(Stored items)
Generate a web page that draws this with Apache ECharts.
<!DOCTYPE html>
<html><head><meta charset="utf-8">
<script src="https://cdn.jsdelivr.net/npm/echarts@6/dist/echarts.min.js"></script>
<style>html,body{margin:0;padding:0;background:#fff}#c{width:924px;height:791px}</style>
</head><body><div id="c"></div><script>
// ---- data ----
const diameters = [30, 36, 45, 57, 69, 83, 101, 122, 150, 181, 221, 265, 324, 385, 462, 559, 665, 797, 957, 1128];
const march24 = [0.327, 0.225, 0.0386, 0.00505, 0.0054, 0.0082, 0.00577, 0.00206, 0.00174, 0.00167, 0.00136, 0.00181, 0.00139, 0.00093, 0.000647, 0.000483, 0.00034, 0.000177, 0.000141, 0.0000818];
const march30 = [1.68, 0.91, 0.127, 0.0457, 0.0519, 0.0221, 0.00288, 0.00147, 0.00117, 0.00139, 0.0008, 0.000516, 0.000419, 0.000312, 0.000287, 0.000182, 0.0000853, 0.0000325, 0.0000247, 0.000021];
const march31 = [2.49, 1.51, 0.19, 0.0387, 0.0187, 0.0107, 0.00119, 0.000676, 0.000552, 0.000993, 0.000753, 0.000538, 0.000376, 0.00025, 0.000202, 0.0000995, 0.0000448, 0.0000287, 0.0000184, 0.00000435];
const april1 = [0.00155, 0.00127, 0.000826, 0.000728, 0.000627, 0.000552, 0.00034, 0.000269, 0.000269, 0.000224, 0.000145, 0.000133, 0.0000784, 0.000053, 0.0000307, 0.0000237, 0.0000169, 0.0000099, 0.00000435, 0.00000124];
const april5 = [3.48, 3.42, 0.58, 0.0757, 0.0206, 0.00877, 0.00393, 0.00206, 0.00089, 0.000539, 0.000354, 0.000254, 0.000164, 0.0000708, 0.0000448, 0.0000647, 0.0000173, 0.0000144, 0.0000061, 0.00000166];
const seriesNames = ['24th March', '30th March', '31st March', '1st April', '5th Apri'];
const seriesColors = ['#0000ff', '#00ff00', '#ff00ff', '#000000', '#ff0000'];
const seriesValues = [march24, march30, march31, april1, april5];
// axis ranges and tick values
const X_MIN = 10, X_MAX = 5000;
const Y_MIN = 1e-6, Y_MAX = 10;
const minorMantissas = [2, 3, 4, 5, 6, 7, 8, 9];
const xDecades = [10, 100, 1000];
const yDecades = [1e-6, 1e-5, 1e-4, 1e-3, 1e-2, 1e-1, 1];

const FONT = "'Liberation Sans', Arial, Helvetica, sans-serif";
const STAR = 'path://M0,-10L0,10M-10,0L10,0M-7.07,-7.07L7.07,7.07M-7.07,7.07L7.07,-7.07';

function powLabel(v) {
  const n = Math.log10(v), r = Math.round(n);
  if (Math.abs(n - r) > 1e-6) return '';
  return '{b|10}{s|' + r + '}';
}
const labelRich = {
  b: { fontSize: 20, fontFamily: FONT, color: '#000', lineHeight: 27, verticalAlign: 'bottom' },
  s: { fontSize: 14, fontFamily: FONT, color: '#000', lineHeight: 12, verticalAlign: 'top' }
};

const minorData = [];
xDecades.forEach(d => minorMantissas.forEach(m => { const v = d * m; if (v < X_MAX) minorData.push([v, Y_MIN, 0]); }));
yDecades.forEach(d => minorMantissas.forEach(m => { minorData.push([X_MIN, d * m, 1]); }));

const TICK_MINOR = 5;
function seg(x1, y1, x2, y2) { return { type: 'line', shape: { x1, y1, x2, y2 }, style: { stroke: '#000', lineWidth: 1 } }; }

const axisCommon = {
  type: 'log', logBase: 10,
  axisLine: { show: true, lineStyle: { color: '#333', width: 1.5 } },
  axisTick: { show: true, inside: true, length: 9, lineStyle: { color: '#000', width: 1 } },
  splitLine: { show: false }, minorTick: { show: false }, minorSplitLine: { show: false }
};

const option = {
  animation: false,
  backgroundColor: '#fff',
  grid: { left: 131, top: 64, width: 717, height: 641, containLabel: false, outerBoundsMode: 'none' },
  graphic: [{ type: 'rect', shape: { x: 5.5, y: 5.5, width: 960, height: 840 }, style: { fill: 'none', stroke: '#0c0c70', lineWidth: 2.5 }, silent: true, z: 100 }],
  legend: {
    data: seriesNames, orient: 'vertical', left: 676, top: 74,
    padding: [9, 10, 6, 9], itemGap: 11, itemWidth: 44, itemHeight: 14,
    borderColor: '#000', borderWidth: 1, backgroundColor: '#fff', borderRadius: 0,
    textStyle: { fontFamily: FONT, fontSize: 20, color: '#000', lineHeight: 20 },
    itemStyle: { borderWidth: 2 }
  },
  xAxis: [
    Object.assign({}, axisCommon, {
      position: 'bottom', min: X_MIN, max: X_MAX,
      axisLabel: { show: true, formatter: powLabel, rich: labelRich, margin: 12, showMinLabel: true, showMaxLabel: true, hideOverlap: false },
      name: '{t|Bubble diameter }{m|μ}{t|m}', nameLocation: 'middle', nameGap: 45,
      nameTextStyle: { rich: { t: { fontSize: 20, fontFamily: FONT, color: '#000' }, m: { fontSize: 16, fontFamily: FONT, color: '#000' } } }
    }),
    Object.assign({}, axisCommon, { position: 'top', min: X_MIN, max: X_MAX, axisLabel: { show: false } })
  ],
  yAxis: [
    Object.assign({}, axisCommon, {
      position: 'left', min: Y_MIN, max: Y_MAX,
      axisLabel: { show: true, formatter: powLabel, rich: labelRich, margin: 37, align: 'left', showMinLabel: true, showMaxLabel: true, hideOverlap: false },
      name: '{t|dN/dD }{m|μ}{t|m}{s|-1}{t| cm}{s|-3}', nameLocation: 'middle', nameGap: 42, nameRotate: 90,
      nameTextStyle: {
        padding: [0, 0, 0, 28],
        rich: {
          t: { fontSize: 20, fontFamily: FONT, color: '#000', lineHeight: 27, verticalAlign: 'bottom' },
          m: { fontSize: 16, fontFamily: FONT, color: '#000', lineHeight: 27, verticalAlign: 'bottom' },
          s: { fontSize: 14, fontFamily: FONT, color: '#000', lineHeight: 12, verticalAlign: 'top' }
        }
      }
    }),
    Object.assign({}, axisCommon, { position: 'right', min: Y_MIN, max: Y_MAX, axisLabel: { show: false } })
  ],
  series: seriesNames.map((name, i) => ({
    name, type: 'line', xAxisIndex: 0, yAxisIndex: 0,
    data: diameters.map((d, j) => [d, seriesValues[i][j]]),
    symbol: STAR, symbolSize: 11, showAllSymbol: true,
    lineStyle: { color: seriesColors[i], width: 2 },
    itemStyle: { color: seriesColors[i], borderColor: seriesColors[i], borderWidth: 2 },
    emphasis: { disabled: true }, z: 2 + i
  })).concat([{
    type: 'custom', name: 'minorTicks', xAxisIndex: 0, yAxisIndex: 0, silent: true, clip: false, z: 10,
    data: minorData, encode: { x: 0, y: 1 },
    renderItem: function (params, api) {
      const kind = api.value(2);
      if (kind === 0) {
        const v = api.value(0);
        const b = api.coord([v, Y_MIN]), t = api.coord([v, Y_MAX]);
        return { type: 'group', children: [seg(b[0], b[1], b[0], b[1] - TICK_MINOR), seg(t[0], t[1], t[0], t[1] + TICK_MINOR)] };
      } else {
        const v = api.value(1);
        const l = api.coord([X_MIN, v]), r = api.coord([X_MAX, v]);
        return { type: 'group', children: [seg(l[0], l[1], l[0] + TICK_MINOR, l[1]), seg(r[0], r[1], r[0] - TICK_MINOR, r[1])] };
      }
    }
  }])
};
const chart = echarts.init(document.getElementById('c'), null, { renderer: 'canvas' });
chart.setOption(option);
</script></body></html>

...

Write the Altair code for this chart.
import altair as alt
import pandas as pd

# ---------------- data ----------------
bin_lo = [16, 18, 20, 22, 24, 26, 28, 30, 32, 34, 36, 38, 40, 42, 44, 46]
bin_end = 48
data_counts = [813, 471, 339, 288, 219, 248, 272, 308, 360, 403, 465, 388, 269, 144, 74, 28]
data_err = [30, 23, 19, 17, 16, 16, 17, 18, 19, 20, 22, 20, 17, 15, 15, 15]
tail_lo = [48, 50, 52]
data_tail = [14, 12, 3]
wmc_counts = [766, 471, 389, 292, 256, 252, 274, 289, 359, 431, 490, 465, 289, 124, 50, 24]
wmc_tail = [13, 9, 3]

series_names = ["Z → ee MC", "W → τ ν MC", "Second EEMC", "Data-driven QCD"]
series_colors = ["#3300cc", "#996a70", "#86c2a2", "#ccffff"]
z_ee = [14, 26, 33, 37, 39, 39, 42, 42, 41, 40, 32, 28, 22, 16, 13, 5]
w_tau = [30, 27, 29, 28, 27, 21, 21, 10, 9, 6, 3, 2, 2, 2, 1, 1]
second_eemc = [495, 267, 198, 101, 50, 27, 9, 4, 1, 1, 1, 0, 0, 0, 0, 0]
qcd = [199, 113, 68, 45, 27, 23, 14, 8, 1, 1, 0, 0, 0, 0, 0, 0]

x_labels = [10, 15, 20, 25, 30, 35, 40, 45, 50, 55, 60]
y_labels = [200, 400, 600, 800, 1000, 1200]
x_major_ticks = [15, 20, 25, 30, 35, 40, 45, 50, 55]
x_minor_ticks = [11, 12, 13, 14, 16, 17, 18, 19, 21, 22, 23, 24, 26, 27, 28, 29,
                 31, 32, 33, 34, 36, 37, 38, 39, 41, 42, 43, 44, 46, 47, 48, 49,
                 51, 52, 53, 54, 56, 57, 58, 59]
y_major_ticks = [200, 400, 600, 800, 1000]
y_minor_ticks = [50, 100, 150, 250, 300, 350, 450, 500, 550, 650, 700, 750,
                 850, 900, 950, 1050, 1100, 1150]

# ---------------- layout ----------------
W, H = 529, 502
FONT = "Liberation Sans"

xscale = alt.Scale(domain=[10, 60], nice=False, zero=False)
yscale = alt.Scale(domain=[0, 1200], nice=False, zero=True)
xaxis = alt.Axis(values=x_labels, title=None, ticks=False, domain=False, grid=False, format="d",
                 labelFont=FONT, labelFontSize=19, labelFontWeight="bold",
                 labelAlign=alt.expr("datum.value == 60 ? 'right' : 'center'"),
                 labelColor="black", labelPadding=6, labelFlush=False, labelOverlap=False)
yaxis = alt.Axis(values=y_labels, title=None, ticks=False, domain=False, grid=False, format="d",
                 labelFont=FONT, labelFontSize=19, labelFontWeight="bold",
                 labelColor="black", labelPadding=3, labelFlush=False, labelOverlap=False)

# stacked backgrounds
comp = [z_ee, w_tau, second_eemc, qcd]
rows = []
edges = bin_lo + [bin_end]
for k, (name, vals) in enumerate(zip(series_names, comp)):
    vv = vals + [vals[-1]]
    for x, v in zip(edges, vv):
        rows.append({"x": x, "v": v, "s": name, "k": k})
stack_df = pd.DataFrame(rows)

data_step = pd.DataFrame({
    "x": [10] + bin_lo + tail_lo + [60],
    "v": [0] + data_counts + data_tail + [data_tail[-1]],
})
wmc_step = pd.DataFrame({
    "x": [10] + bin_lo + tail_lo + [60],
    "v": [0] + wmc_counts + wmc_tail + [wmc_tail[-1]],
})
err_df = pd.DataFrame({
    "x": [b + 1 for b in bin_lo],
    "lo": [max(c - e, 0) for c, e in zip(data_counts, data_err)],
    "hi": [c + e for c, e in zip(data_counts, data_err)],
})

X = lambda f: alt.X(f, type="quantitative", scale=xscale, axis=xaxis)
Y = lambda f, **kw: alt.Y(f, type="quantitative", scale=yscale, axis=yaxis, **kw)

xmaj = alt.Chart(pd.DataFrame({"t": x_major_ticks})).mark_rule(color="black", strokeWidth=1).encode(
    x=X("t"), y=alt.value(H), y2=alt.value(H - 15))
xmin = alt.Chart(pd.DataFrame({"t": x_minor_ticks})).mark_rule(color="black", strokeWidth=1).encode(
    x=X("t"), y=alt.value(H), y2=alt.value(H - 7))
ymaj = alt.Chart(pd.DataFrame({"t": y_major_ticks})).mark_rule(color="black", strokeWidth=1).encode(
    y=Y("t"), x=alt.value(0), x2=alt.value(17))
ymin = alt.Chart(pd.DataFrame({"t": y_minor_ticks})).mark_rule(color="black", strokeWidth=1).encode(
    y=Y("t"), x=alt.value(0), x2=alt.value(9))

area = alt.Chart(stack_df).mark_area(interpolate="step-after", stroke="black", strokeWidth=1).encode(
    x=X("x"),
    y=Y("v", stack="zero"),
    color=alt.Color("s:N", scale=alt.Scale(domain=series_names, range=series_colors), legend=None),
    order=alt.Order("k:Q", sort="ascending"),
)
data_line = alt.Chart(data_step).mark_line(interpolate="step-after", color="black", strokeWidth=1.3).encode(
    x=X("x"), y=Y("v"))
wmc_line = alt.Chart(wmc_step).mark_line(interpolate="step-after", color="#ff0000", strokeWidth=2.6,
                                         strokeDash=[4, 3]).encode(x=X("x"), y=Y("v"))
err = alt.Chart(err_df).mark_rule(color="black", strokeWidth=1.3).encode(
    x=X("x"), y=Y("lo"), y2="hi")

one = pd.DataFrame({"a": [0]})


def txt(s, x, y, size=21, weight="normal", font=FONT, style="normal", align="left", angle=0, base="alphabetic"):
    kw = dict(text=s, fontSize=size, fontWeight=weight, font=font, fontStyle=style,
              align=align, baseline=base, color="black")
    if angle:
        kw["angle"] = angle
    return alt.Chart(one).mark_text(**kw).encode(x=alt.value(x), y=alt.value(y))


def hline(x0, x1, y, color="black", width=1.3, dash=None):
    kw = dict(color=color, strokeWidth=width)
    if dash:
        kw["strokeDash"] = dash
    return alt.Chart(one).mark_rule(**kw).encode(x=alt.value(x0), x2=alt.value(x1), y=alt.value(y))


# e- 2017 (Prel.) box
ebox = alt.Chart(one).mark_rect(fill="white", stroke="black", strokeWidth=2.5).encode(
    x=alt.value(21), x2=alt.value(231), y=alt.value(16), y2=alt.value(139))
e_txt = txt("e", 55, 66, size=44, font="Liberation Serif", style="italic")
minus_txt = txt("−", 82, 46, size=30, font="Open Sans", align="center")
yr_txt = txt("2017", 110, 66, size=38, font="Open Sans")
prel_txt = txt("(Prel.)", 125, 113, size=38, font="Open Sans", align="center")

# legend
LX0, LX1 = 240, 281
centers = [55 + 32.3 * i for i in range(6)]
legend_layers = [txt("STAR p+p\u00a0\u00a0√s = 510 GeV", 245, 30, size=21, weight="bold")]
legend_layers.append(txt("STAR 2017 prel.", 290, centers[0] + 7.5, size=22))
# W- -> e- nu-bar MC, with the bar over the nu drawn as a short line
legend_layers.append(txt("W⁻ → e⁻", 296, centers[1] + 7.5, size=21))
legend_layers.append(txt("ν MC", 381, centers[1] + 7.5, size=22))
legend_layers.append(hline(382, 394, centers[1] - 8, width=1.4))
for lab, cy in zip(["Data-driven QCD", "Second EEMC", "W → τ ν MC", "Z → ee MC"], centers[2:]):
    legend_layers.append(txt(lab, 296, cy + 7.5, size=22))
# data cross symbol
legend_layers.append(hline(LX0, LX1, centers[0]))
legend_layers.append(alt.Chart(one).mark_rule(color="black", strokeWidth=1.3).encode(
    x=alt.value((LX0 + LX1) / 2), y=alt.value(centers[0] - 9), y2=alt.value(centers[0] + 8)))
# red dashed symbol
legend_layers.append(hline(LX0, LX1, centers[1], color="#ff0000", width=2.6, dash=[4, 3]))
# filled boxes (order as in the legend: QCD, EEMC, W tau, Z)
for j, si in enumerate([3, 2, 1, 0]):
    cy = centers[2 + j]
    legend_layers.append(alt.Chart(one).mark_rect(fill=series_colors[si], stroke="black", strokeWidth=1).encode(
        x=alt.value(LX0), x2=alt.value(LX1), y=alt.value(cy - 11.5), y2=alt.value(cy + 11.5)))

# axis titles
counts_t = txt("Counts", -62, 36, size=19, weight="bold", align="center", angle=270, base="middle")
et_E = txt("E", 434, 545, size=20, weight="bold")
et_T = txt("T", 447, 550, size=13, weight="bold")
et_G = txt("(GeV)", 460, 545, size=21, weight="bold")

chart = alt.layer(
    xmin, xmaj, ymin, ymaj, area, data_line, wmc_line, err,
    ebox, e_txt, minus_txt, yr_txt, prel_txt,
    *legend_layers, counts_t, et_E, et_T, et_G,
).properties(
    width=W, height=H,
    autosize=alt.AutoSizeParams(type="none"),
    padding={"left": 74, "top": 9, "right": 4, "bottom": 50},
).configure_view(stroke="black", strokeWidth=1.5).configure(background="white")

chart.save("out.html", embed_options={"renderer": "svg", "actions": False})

---

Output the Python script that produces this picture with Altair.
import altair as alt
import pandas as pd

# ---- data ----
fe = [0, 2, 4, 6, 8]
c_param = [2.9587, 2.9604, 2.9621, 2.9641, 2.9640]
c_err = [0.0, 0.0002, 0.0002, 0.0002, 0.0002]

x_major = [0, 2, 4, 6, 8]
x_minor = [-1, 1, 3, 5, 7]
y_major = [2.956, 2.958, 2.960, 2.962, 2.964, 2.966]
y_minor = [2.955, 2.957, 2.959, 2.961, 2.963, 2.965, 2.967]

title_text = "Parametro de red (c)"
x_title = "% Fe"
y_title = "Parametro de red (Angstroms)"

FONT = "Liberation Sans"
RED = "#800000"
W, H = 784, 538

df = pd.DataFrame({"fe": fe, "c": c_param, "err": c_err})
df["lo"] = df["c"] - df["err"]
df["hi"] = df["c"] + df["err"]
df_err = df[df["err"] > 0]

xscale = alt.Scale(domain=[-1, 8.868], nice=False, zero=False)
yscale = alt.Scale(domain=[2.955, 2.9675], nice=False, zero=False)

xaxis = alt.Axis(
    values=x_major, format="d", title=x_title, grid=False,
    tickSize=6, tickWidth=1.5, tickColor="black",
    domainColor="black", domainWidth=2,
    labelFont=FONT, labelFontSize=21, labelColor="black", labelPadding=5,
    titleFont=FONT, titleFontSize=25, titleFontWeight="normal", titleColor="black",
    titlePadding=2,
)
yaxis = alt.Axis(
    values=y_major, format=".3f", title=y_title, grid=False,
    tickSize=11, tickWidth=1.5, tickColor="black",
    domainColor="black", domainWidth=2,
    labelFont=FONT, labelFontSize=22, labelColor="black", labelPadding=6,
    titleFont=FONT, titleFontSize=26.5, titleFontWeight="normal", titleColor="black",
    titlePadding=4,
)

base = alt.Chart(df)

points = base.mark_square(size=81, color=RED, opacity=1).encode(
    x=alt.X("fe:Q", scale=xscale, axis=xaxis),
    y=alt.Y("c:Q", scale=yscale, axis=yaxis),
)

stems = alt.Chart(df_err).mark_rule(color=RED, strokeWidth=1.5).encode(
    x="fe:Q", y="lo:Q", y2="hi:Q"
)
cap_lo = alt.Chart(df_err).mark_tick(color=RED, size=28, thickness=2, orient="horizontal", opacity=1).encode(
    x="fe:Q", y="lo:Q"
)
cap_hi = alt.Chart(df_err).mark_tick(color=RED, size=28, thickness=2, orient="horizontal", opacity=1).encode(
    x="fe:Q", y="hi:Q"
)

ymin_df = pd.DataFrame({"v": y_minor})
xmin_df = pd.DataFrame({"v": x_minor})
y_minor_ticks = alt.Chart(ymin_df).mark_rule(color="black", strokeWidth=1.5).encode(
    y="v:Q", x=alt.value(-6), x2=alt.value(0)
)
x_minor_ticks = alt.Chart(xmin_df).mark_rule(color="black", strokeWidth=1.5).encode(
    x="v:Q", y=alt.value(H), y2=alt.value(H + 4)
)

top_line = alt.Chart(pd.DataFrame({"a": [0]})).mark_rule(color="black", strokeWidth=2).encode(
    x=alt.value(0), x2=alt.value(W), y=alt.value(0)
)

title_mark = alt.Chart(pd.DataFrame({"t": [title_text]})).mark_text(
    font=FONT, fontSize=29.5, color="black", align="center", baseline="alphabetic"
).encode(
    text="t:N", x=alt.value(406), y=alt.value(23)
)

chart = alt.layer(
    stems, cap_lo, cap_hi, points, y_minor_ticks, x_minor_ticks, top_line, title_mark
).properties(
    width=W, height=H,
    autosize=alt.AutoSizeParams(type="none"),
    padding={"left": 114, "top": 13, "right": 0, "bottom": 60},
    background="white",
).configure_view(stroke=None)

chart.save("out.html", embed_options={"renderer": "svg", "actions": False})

### What to work on
Pull out each line containing the word "script" and copy it.

### Problem solution
<script src="https://cdn.jsdelivr.net/npm/echarts@6/dist/echarts.min.js"></script>
</head><body><div id="c"></div><script>
</script></body></html>
Output the Python script that produces this picture with Altair.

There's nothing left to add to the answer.